- O Globo
Convém não estragar notícias alvissareiras de outros países com o indigesto noticiário ambiental brasileiro
O sul-africano Kumi Naidoo é formado por Oxford e foi o primeiro diretor-executivo do Greenpeace oriundo do continente negro. Atuou por seis anos na combativa ONG ambiental. Em setembro último, assumiu o cargo de secretário-geral da Anistia Internacional e agora comanda a responsabilidade pela radical guinada da organização. Agraciada com o Nobel da Paz (1977) por defender a dignidade humana contra a tortura, a Anistia de Naidoo decidiu que a questão climática global passaria a nortear sua linha de atuação. “Somos conhecidos por nossa luta contra a tortura e a pena de morte”, explicou dias atrás ao diário francês “Libération”, “mas a mudança climática é potencialmente uma condenação mundial à morte”.
Para a biografia da primeira-ministra britânica, Theresa May, a questão ambiental também adquiriu contornos de guinada. Nas semanas que ainda lhe restam como interina à frente do governo (está oficialmente destituída do cargo desde anteontem, 7 de junho, e um novo premier será escolhido em julho), May quer salvar seu lugar na história como líder do que seria a segunda grande revolução do país — a ambiental.
Pressionado em parte por um inesperado ativismo de rua que se espraiou por cidades e vilarejos britânicos e assustou a classe política, o Parlamento aceitou, no dia 1º de maio passado, relatório elaborado por um órgão independente, a Comissão de Mudança Climática (CCC, em inglês) intitulado “Emissão zero: A contribuição do Reino Unido para parar o aquecimento climático”.
Talvez nem os autores das 277 páginas do relatório esperassem essa acolhida. Afinal, o país estava há três anos furiosamente paralisado e consumido pelo imbróglio Brexit, e era difícil imaginar alguma concordância nacional para debater e legislar sobre algo novo. Ainda assim, ou talvez por isso mesmo, os parlamentares trataram de trazer para dentro da House of Commons, via relatório da CCC, a agenda ambiental das ruas. A meta proposta não tem efeito vinculativo, mas, se cumprida, seria revolucionária: zerar as emissões de dióxido de carbono até 2050. Parece longínquo?

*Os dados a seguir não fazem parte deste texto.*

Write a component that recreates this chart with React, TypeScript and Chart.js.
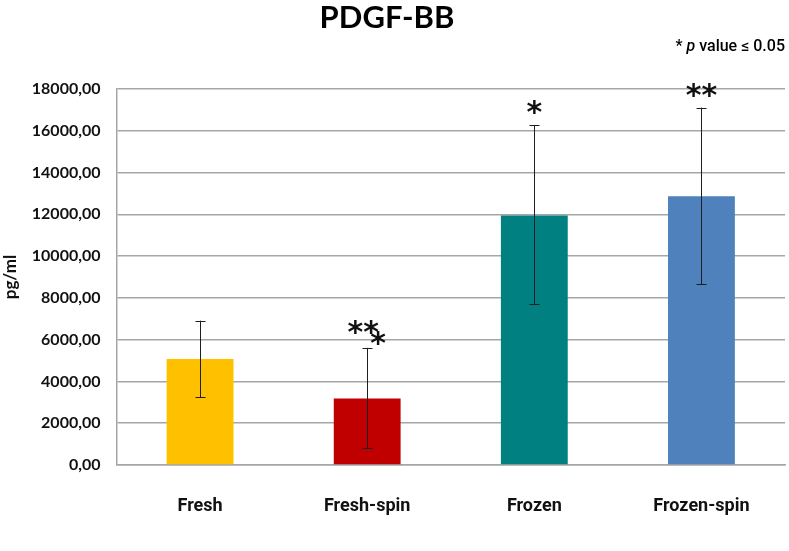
import { useEffect, useRef } from "react";
import { Chart, registerables } from "chart.js";

Chart.register(...registerables);

const chartTitle = "PDGF-BB";
const yAxisTitle = "pg/ml";
const categories = ["Fresh", "Fresh-spin", "Frozen", "Frozen-spin"];
const means = [5080, 3180, 11950, 12860];
const errorUpper = [6910, 5610, 16270, 17110];
const errorLower = [3250, 830, 7710, 8650];
const significance = ["", "**", "*", "**"];
const extraSignificance = ["", "*", "", ""];
const barColors = ["#FFC000", "#C00000", "#008080", "#4F81BD"];
const yMin = 0;
const yMax = 18000;
const yStep = 2000;

const annotationPlugin = {
  id: "annotations",
  afterDatasetsDraw(chart: any) {
    const ctx = chart.ctx;
    const yScale = chart.scales.y;
    const meta = chart.getDatasetMeta(0);
    ctx.save();
    meta.data.forEach((bar: any, i: number) => {
      const x = bar.x;
      const yT = yScale.getPixelForValue(errorUpper[i]);
      const yB = yScale.getPixelForValue(errorLower[i]);
      ctx.strokeStyle = "#1e1e1e";
      ctx.lineWidth = 1;
      ctx.beginPath();
      ctx.moveTo(Math.round(x) + 0.5, yT);
      ctx.lineTo(Math.round(x) + 0.5, yB);
      ctx.moveTo(Math.round(x) - 4.5, Math.round(yT) + 0.5);
      ctx.lineTo(Math.round(x) + 5.5, Math.round(yT) + 0.5);
      ctx.moveTo(Math.round(x) - 4.5, Math.round(yB) + 0.5);
      ctx.lineTo(Math.round(x) + 5.5, Math.round(yB) + 0.5);
      ctx.stroke();

      ctx.fillStyle = "#111";
      ctx.font = "bold 30px 'DejaVu Sans'";
      ctx.textAlign = "center";
      ctx.textBaseline = "alphabetic";
      const hasExtra = extraSignificance[i] ? 1 : 0;
      if (significance[i]) {
        ctx.fillText(significance[i], x - 4 * hasExtra, yT - 3 - 3 * hasExtra);
      }
      if (extraSignificance[i]) {
        ctx.fillText(extraSignificance[i], x + 11, yT + 5);
      }
    });
    ctx.restore();
  },
  afterDraw(chart: any) {
    const ctx = chart.ctx;
    ctx.save();
    ctx.fillStyle = "#000";
    ctx.font = "bold 31px Lato";
    ctx.textAlign = "center";
    ctx.textBaseline = "alphabetic";
    ctx.fillText(chartTitle, 387, 28);

    // caption: "* p value ≤ 0.05" with italic p
    const normal = "500 16px Roboto";
    const italic = "italic 500 16px Roboto";
    const parts = [
      { t: "* ", f: normal },
      { t: "p", f: italic },
      { t: " value ≤ 0.05", f: normal },
    ];
    let total = 0;
    parts.forEach((p) => {
      ctx.font = p.f;
      total += ctx.measureText(p.t).width;
    });
    let x = chart.width - 4 - total;
    ctx.textAlign = "left";
    parts.forEach((p) => {
      ctx.font = p.f;
      ctx.fillText(p.t, x, 51);
      x += ctx.measureText(p.t).width;
    });
    ctx.restore();
  },
};

export default function App() {
  const ref = useRef<HTMLCanvasElement>(null);
  useEffect(() => {
    const yTickValues: number[] = [];
    for (let v = yMin; v <= yMax; v += yStep) yTickValues.push(v);
    const chart = new Chart(ref.current!, {
      type: "bar",
      data: {
        labels: categories,
        datasets: [
          {
            data: means,
            backgroundColor: barColors,
            borderWidth: 0,
            categoryPercentage: 1,
            barPercentage: 0.4,
          },
        ],
      },
      options: {
        responsive: false,
        animation: false,
        layout: { padding: { top: 89, right: 4, left: 0, bottom: 0 } },
        plugins: {
          legend: { display: false },
          title: { display: false },
          tooltip: { enabled: false },
        },
        scales: {
          x: {
            grid: { display: false, drawTicks: false },
            border: { display: true, color: "#a6a6a6", width: 1.5 },
            ticks: {
              color: "#111",
              padding: 31,
              font: { family: "Roboto", size: 18, weight: "bold" },
            },
            afterFit: (s: any) => {
              s.height = 86;
            },
          },
          y: {
            min: yMin,
            max: yMax,
            afterBuildTicks: (s: any) => {
              s.ticks = yTickValues.map((v) => ({ value: v }));
            },
            grid: { color: "#a6a6a6", lineWidth: 1.5, drawTicks: false },
            border: { display: true, color: "#a6a6a6", width: 1.5 },
            ticks: {
              color: "#111",
              padding: 16,
              font: { family: "Lato", size: 16, weight: "bold" },
              callback: (v: any) => Number(v).toFixed(2).replace(".", ","),
            },
            title: {
              display: true,
              text: yAxisTitle,
              color: "#111",
              font: { family: "Lato", size: 17, weight: "bold" },
              padding: { top: 0, bottom: 0 },
            },
            afterFit: (s: any) => {
              s.width = 116.5;
            },
          },
        },
      },
      plugins: [annotationPlugin],
    });
    return () => chart.destroy();
  }, []);
  return (
    <div style={{ position: "absolute", left: 0, top: 0, width: 789, height: 551, background: "#fff" }}>
      <canvas ref={ref} width={789} height={551} />
    </div>
  );
}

É amanhã.
Seria preciso, entre tantas outras mudanças, trocar toda a frota de carros movidos a gasolina e diesel em seis anos, e proibir sua venda até 2030, o que a indústria automotiva já avisou ser inatingível. Os britânicos também teriam de abrir mão de seus onipresentes aquecedores a gás, consumir menos carne de boi e de cordeiro, prato predileto no país, quadruplicar a geração de energia limpa, plantar algo como 1,5 bilhão de árvores, mudar a forma de locomoção, mudar o uso da terra. Mesmo criando nova gama de indústrias e postos de trabalho, a transição seriá duríssima.
Tudo isso para aliviar a temperatura mundial em apenas 0,005 grau, uma vez que a Grã-Bretanha só é responsável por 1% das emissões globais de CO2. E mesmo que tudo corra conforme a meta, dizem seus detratores, nada garante que essa revolução ambiental seja seguida por países como a China, Índia ou Brasil, ao contrário do que ocorreu com a Revolução Industrial do século XVIII na Velha Albion, abraçada às pressas pelo resto do mundo.
Ninguém esquece que o presidente francês, Emmanuel Macron, ao tentar implantar uma ecotaxa sobre o preço do combustível, fez brotar o movimento dos Coletes Amarelos, que não lhe deu trégua em 2018. O levante dessa França periférica estava encapsulado no cartaz de um gilet jaune que dizia: “Enquanto as elites estão preocupadas com o fim do mundo, estamos preocupados com o fim do mês”. Como escreveu o colunista Feargus O’Sullivan no site CityLab, focado em problemas urbanos, agenda verde também precisa ser agenda antidesigualdade para não ser recebida com ressentimento.
Até porque, como se sabe, sai mais caro impedir pessoas de fazer o que sempre fizeram do que impedi-las de fazer algo novo
No futuro, aposta a vice-prefeita de Oslo, a norueguesa Hanna Marcussen, dirigir um carro no centro de uma cidade se tornará tão inaceitável e démodé quanto fumar em locais fechados. Neste quesito, Bruxelas (70% da meta cumpridos em 2019) e Madri (proibição total já em vigor, exceto para residentes) marcham a passos largos, apoiadas por exaustivas audiências públicas. Até 2025, 138 medidas similares estarão em vigor em outras cidades espanholas.
Convém não estragar estas notícias alvissareiras com o indigesto noticiário ambiental brasileiro. Melhor fechar a coluna com um dos motes da Anistia Internacional: “Mais vale acender uma vela do que amaldiçoar a escuridão”.